İkincisi, yılda her dönem birer konser yerine daha fazla sayıda konseri daha kısa süreli olarak yapmak. Böylece öğrencilerin usandırılmadan, yorulmadan orkestra dersinin içinde sıcak tutulması amaçlanıyor. Nitekim 24 Ekim konserinin toplam süresi 40 dakika kadardı. Durumun öğrencilerce benimsendiği sanıyorum. Çünkü çocuklar ve gençler, gruplar halinde konser sonrası kuliste şef Burak Tüzün'le fotoğraf çektirip duruyorlardı.
Gelelim, dinleyici disiplinine... Ne yazık ki, çocuklar sınıfı geçerken, dinleyici her defasında ikmale kalıyor! Hadi ara alkışlardan geçtik, en büyük sorun salona küçük çocuk getirilmesi ve onların çıkardığı seslerin orkestra üyelerinin yoğunlaşmasına olumsuz etkide bulunması, dikkat dağıtması, moda olan galat söylenişle “konsantre bozması”!

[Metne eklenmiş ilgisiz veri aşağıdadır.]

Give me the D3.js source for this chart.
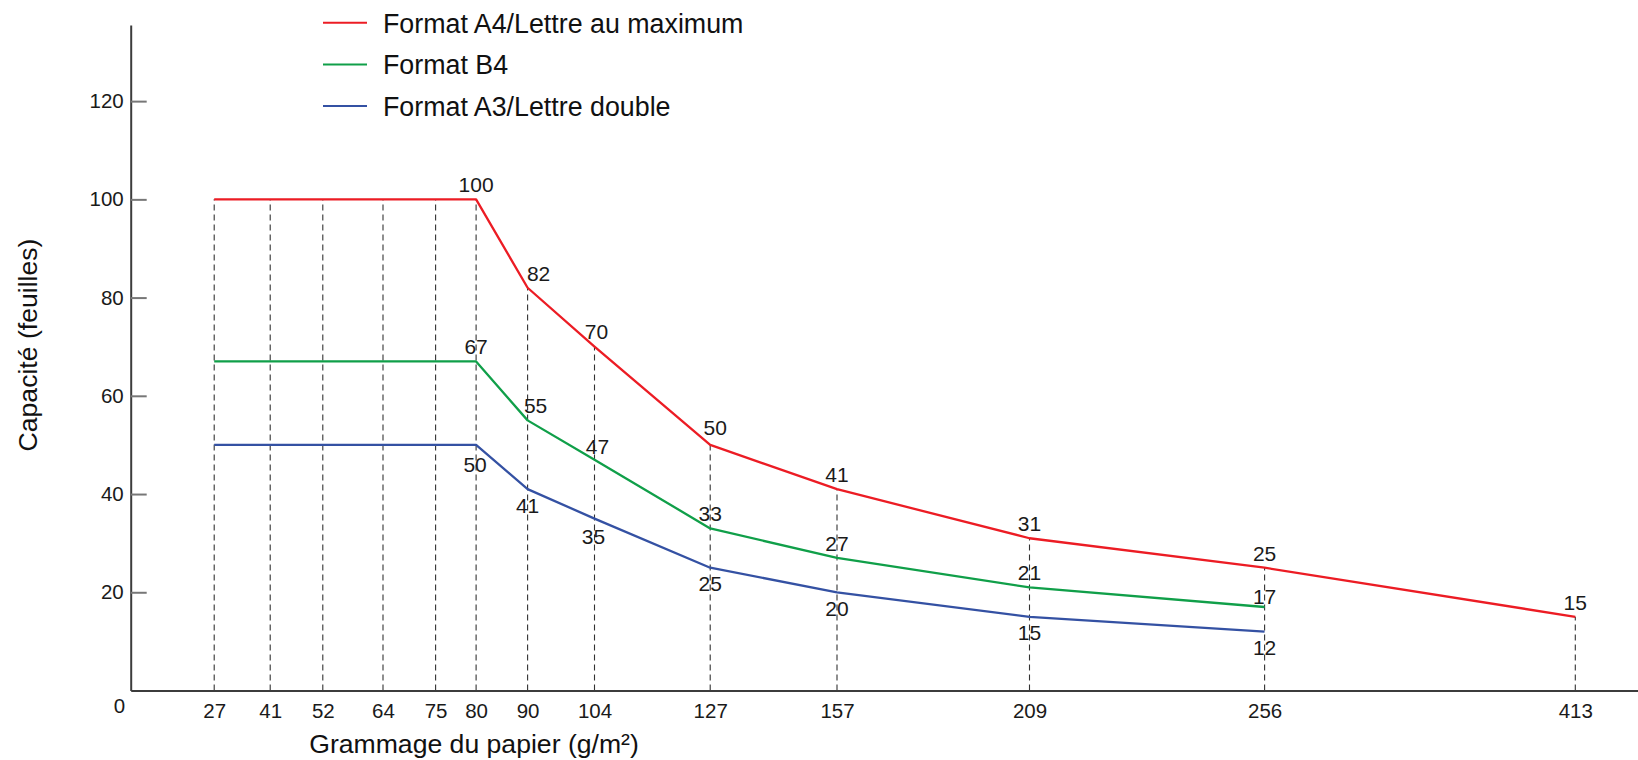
<!DOCTYPE html>
<html>
<head>
<meta charset="utf-8">
<script src="https://cdn.jsdelivr.net/npm/d3@7"></script>
<style>
body { margin: 0; background: #fff; }
svg { display: block; font-family: "Liberation Sans", Arial, Helvetica, sans-serif; }
</style>
</head>
<body>
<div id="chart"></div>
<script>
// data
var grammages = [27, 41, 52, 64, 75, 80, 90, 104, 127, 157, 209, 256, 413];
var capaciteA4 = [100, 100, 100, 100, 100, 100, 82, 70, 50, 41, 31, 25, 15];
var capaciteB4 = [67, 67, 67, 67, 67, 67, 55, 47, 33, 27, 21, 17, null];
var capaciteA3 = [50, 50, 50, 50, 50, 50, 41, 35, 25, 20, 15, 12, null];
var seriesNames = ["Format A4/Lettre au maximum", "Format B4", "Format A3/Lettre double"];
var yTicks = [0, 20, 40, 60, 80, 100, 120];
var xTitle = "Grammage du papier (g/m²)";
var yTitle = "Capacité (feuilles)";

var margin = {top: 25, right: 0, bottom: 69.5, left: 130.7},
    W = 1638, H = 760,
    width = W - margin.left - margin.right,
    height = H - margin.top - margin.bottom;

// the x axis of the original is not uniform, so a piecewise scale places each grammage
var xStops = [0, 83.5, 139.5, 192.1, 252.3, 304.9, 345.4, 396.9, 463.8, 579.5, 706.3, 898.8, 1133.9, 1444.6, width];
var x = d3.scaleLinear()
    .domain([0].concat(grammages, [440]))
    .range(xStops);

var y = d3.scaleLinear()
    .domain([0, 135.5])
    .range([height, 0]);

var colors = ["#ec1c24", "#109f49", "#3451a3"];

var series = [capaciteA4, capaciteB4, capaciteA3].map(function(vals, i) {
    return {
        name: seriesNames[i],
        color: colors[i],
        below: i === 2,
        points: grammages.map(function(g, j) { return {g: g, v: vals[j], idx: j}; })
                         .filter(function(d) { return d.v != null; })
    };
});

// small nudges so labels sit like in the picture
var nudge = {
    "0-6": [11, 0], "0-7": [2, -1], "0-8": [5, -3],
    "1-6": [8, 0], "1-7": [3, 1], "1-11": [0, 4],
    "2-5": [-1, 4], "2-7": [-1, 2]
};

var svg = d3.select("#chart").append("svg")
    .attr("width", W)
    .attr("height", H);

var g = svg.append("g")
    .attr("transform", "translate(" + margin.left + "," + margin.top + ")");

// dashed guides from the axis up to the highest curve
g.selectAll(".guide")
    .data(grammages)
    .enter()
    .append("line")
        .attr("class", "guide")
        .attr("x1", function(d) { return x(d); })
        .attr("x2", function(d) { return x(d); })
        .attr("y1", y(0))
        .attr("y2", function(d, i) { return y(d3.max([capaciteA4[i], capaciteB4[i], capaciteA3[i]])); })
        .attr("stroke", "#333")
        .attr("stroke-width", 1.1)
        .attr("stroke-dasharray", "6,4");

// y axis
var yAxis = g.append("g")
    .call(d3.axisLeft(y).tickValues(yTicks).tickSizeInner(-16).tickSizeOuter(0).tickPadding(7));
yAxis.select(".domain").attr("stroke", "#3c3c3c").attr("stroke-width", 2);
yAxis.selectAll(".tick line").attr("stroke", "#777").attr("stroke-width", 2);
yAxis.selectAll(".tick text")
    .attr("fill", "#1a1a1a")
    .style("font-size", "20.5px")
    .style("font-family", "'Liberation Sans', Arial, sans-serif");
// zero sits in the corner, without a tick
var zeroTick = yAxis.selectAll(".tick").filter(function(d) { return d === 0; });
zeroTick.select("line").remove();
zeroTick.select("text").attr("x", -5.5).attr("dy", "1.05em");

// x axis
var xAxis = g.append("g")
    .attr("transform", "translate(0," + height + ")")
    .call(d3.axisBottom(x).tickValues(grammages).tickSize(0).tickPadding(12.5));
xAxis.select(".domain").attr("stroke", "#3c3c3c").attr("stroke-width", 2);
xAxis.selectAll(".tick text")
    .attr("fill", "#1a1a1a")
    .style("font-size", "20.5px")
    .style("font-family", "'Liberation Sans', Arial, sans-serif");

// lines
var line = d3.line()
    .x(function(d) { return x(d.g); })
    .y(function(d) { return y(d.v); });

g.selectAll(".serie")
    .data(series)
    .enter()
    .append("path")
        .attr("class", "serie")
        .attr("d", function(d) { return line(d.points); })
        .attr("fill", "none")
        .attr("stroke", function(d) { return d.color; })
        .attr("stroke-width", 2.3)
        .attr("stroke-linejoin", "round");

// value labels from 80 g/m2 onwards
var firstLabel = grammages.indexOf(80);
series.forEach(function(s, si) {
    g.selectAll(".lbl" + si)
        .data(s.points.filter(function(d) { return d.idx >= firstLabel; }))
        .enter()
        .append("text")
            .attr("class", "lbl" + si)
            .attr("x", function(d) { var n = nudge[si + "-" + d.idx] || [0, 0]; return x(d.g) + n[0]; })
            .attr("y", function(d) { var n = nudge[si + "-" + d.idx] || [0, 0]; return y(d.v) + (s.below ? 23.5 : -7) + n[1]; })
            .attr("text-anchor", "middle")
            .attr("fill", "#1a1a1a")
            .style("font-size", "21px")
            .text(function(d) { return d.v; });
});

// legend
var legend = svg.selectAll(".legend")
    .data(series)
    .enter()
    .append("g")
        .attr("class", "legend")
        .attr("transform", function(d, i) { return "translate(323," + (22.7 + i * 41.7) + ")"; });

legend.append("line")
    .attr("x1", 0)
    .attr("x2", 44)
    .attr("stroke", function(d) { return d.color; })
    .attr("stroke-width", 2);

legend.append("text")
    .attr("x", 60)
    .attr("y", 10)
    .attr("fill", "#111")
    .style("font-size", "26.8px")
    .text(function(d) { return d.name; });

// axis titles
svg.append("text")
    .attr("x", 474)
    .attr("y", 753)
    .attr("text-anchor", "middle")
    .attr("fill", "#111")
    .style("font-size", "26.6px")
    .text(xTitle);

svg.append("text")
    .attr("transform", "translate(37,345) rotate(-90)")
    .attr("text-anchor", "middle")
    .attr("fill", "#111")
    .style("font-size", "26.6px")
    .text(yTitle);
</script>
</body>
</html>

Hele icra sırasında oradan oraya hareket etmek daha da beteri. Örneğin protokol sıralarında oturan siyah giysili siyah saçlı bir hanım, elinde telefon, icra sırasında kalkıp en arkadaki girişe tıkır-mıkır gittikten sonra, yanında kucağında çocuk bir başka hanımla döndü.

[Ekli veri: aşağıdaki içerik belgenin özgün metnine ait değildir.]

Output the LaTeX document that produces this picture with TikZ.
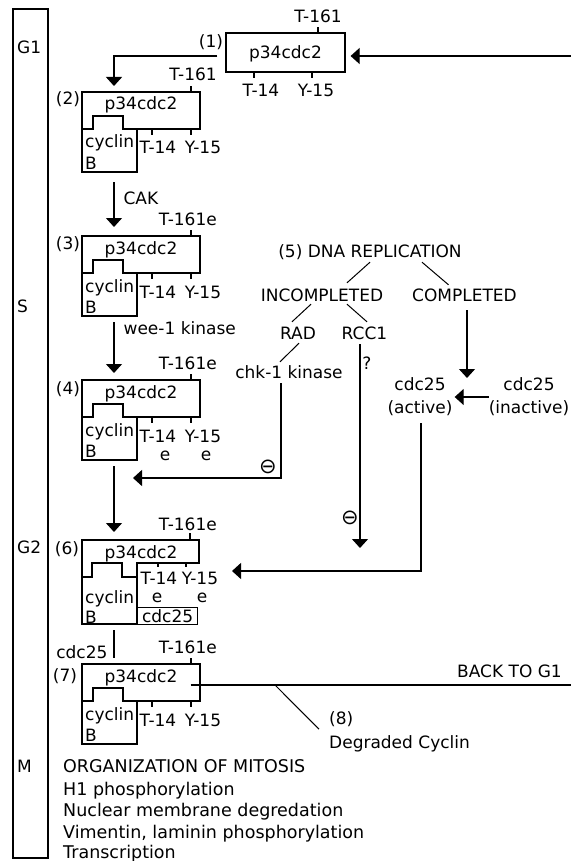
\documentclass[tikz,border=0pt]{standalone}
\usepackage{fontspec}
\setmainfont{DejaVu Sans}
\usepackage{tikz}
\usetikzlibrary{arrows.meta, positioning}

% p34cdc2 / cyclin B complex, #1 name, #2 top edge, #3 T-161 label
\newcommand{\cdccomplex}[3]{%
  \draw[boxline] (82,#2) -- ++(118,0) -- ++(0,37) -- ++(-77,0) -- ++(0,-13)
    -- ++(-30,0) -- ++(0,13) -- ++(-11,0) -- cycle;
  \draw[boxline] (82,{#2+37}) -- ++(0,43) -- ++(55,0) -- ++(0,-43);
  \draw[boxline] (191,#2) -- ++(0,-6);
  \draw[boxline] (152,{#2+37}) -- ++(0,6);
  \draw[boxline] (191,{#2+37}) -- ++(0,6);
  \node[txt] (#1) at (141,{#2+12}) {p34cdc2};
  \node[txt, anchor=west] (#1cyc) at (85,{#2+50}) {cyclin};
  \node[txt, anchor=west] (#1b) at (85,{#2+71}) {B};
  \node[txt, anchor=east] (#1tag) at (217,{#2-17}) {#3};
  \node[txt] (#1t) at (158,{#2+56}) {T-14};
  \node[txt] (#1y) at (203,{#2+56}) {Y-15};
  \coordinate (#1top) at (114,#2);
  \coordinate (#1bot) at (114,{#2+80});
}

\begin{document}
\begin{tikzpicture}[x=1pt, y=-1pt,
    txt/.style={font=\fontsize{17}{23}\selectfont, inner sep=0pt, text height=12pt, text depth=0pt},
    listtxt/.style={font=\fontsize{17.5}{23}\selectfont, inner sep=0pt, text height=12pt, text depth=0pt, anchor=west},
    boxline/.style={line width=1.2pt},
    thinline/.style={line width=1pt},
    arr/.style={line width=1.2pt, -{Triangle[width=16pt,length=9pt]}},
    inh/.style={font=\fontsize{21}{23}\selectfont, inner sep=0pt}
]
    \path[use as bounding box, fill=white] (0,0) rectangle (570,861);

    % cell cycle phases
    \draw[boxline] (13,9) rectangle (48,858);
    \node[txt, anchor=west] (g1) at (17,48) {G1};
    \node[txt, anchor=west] (s) at (17,306) {S};
    \node[txt, anchor=west] (g2) at (17,547) {G2};
    \node[txt, anchor=west] (m) at (17,766) {M};

    % (1) free p34cdc2
    \node[txt, draw, boxline, minimum width=119pt, minimum height=39pt] (p1) at (285.5,52.5) {p34cdc2};
    \draw[boxline] (318,33) -- ++(0,-6);
    \draw[boxline] (254,72) -- ++(0,6);
    \draw[boxline] (312,72) -- ++(0,6);
    \node[txt] (p1tag) at (318,17) {T-161};
    \node[txt] (p1t) at (261,91) {T-14};
    \node[txt] (p1y) at (316,91) {Y-15};
    \node[txt] (n1) at (211,42) {(1)};

    % (2) (3) (4) complexes
    \cdccomplex{b2}{92}{T-161}
    \node[txt] (n2) at (68,99) {(2)};
    \cdccomplex{b3}{236}{T-161e}
    \node[txt] (n3) at (68,243) {(3)};
    \cdccomplex{b4}{380}{T-161e}
    \node[txt] (n4) at (68,388) {(4)};
    \node[txt] (b4te) at (165,454) {e};
    \node[txt] (b4ye) at (206,454) {e};

    % (6) complex with cdc25
    \draw[boxline] (82,540) -- (199,540) -- (199,563) -- (137,563) -- (137,577) -- (122,577)
        -- (122,563) -- (92,563) -- (92,577) -- (82,577) -- cycle;
    \draw[boxline] (82,577) -- (82,624) -- (137,624) -- (137,577);
    \draw[boxline] (190,540) -- ++(0,-7);
    \draw[boxline] (158,563) -- ++(0,4);
    \draw[boxline] (186,563) -- ++(0,4);
    \node[txt] (b6) at (141,552) {p34cdc2};
    \node[txt, anchor=west] (b6cyc) at (85,597) {cyclin};
    \node[txt, anchor=west] (b6b) at (85,617) {B};
    \node[txt, draw, boxline, minimum width=60pt, minimum height=17pt, anchor=north west] (b6cdc) at (137,607) {cdc25};
    \node[txt, anchor=east] (b6tag) at (217,524) {T-161e};
    \node[txt] (b6t) at (159,578) {T-14};
    \node[txt] (b6y) at (200,578) {Y-15};
    \node[txt] (b6te) at (157,596) {e};
    \node[txt] (b6ye) at (202,596) {e};
    \node[txt] (n6) at (67,548) {(6)};
    \coordinate (b6top) at (114,540);
    \coordinate (b6bot) at (114,624);

    % (7)
    \cdccomplex{b7}{664}{T-161e}
    \node[txt] (n7) at (65,675) {(7)};

    % main route
    \coordinate (g1in) at (572,56);
    \draw[arr, shorten >=5pt] (g1in) -- (g1in -| p1.east);
    \draw[arr, shorten <=8pt, shorten >=6pt] ([yshift=-3.5pt]p1.west) -| (b2top);
    \draw[arr, shorten <=10pt, shorten >=9pt] (b2bot) -- node[txt, pos=0.41, right=9pt] (cak) {CAK} (b3top);
    \draw[arr, shorten <=6pt, shorten >=7pt] (b3bot) -- node[txt, pos=0.2, right=9pt] (wee) {wee-1 kinase} (b4top);
    \draw[arr, shorten <=6pt, shorten >=8pt] (b4bot) -- (b6top);
    \draw[boxline, shorten <=6pt, shorten >=6pt] (b6bot) -- node[txt, pos=0.7, left=6pt] (cdc7) {cdc25} (b7top);

    % (5) DNA replication checkpoint
    \node[txt] (dna) at (370,251) {(5) DNA REPLICATION};
    \node[txt] (incomp) at (322,295) {INCOMPLETED};
    \node[txt] (comp) at (464.5,295) {COMPLETED};
    \node[txt] (rad) at (298,333) {RAD};
    \node[txt] (rcc) at (364.5,333) {RCC1};
    \node[txt] (chk) at (289,372) {chk-1 kinase};
    \node[txt] (qm) at (367,363) {?};
    \node[font=\fontsize{17}{23}\selectfont, inner sep=0pt, align=center] (act) at (420,397) {cdc25\\(active)};
    \node[font=\fontsize{17}{23}\selectfont, inner sep=0pt, align=center] (inact) at (529,397) {cdc25\\(inactive)};

    \draw[thinline] ([yshift=-5pt]dna.south) -- ([xshift=25pt,yshift=6pt]incomp.north);
    \draw[thinline] ([xshift=52pt,yshift=-5pt]dna.south) -- ([xshift=-16pt,yshift=4pt]comp.north);
    \draw[thinline] ([xshift=-11pt,yshift=-3pt]incomp.south) -- ([xshift=-6pt,yshift=5pt]rad.north);
    \draw[thinline] ([xshift=25pt,yshift=-3pt]incomp.south) -- ([xshift=2.5pt,yshift=5pt]rcc.north);
    \draw[thinline] ([xshift=1pt,yshift=-4pt]rad.south) -- ([xshift=-9pt,yshift=4pt]chk.north);

    \coordinate (rccend) at (360,548);
    \draw[arr, shorten <=5pt] (rccend |- rcc.south) -- (rccend);
    \node[inh] (inh2) at (350,518) {⊖};

    \coordinate (chkcorner) at (281,478);
    \coordinate (chkend) at (133,478);
    \draw[arr, shorten <=5pt] (chkcorner |- chk.south) -- (chkcorner) -- (chkend);
    \node[inh] (inh1) at (268,467) {⊖};

    \coordinate (compend) at (467,378);
    \draw[arr, shorten <=9pt] (compend |- comp.south) -- (compend);
    \draw[arr, shorten >=2pt] (inact.west) -- (act.east);

    \coordinate (actcorner) at (421,571);
    \coordinate (actend) at (232,571);
    \draw[arr, shorten <=7pt] (actcorner |- act.south) -- (actcorner) -- (actend);

    % (8) exit from mitosis
    \coordinate (back) at (572,685);
    \draw[boxline, shorten <=13pt] (back -| b7.east) -- (back);
    \node[txt, anchor=west] (backg1) at (457,671) {BACK TO G1};
    \coordinate (degsplit) at (275,685);
    \node[txt, anchor=west] (deg8) at (329,718) {(8)};
    \node[txt, anchor=west] (degcyc) at (329,742) {Degraded Cyclin};
    \draw[thinline] (degsplit) -- ([xshift=-10pt,yshift=-5pt]deg8.south west);

    % mitosis events
    \node[listtxt] (org) at (63,766) {ORGANIZATION OF MITOSIS};
    \node[listtxt] (h1) at (63,789) {H1 phosphorylation};
    \node[listtxt] (nuc) at (63,810) {Nuclear membrane degredation};
    \node[listtxt] (vim) at (63,832) {Vimentin, laminin phosphorylation};
    \node[listtxt] (trans) at (63,852) {Transcription};
\end{tikzpicture}
\end{document}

Çare herhalde konser günleri konservatuvar yönetiminin bir “yuva” açmasında değil. Personel yetersizliği gerekçesiyle önceki rektörün yoğun baskı sonucu yaptırıp yerleştirttiği “vestiyer”i bile kullandırtmayıp kış günü milletin “hışır hışır” naylon mont-paltolarla salona doluşmasına göz yuman bir üniversite yönetiminden tabii ki yuva açması beklenemez. Bu koşullarda dikkat göstermek bizzat dinleyicinin kendisine düşüyor.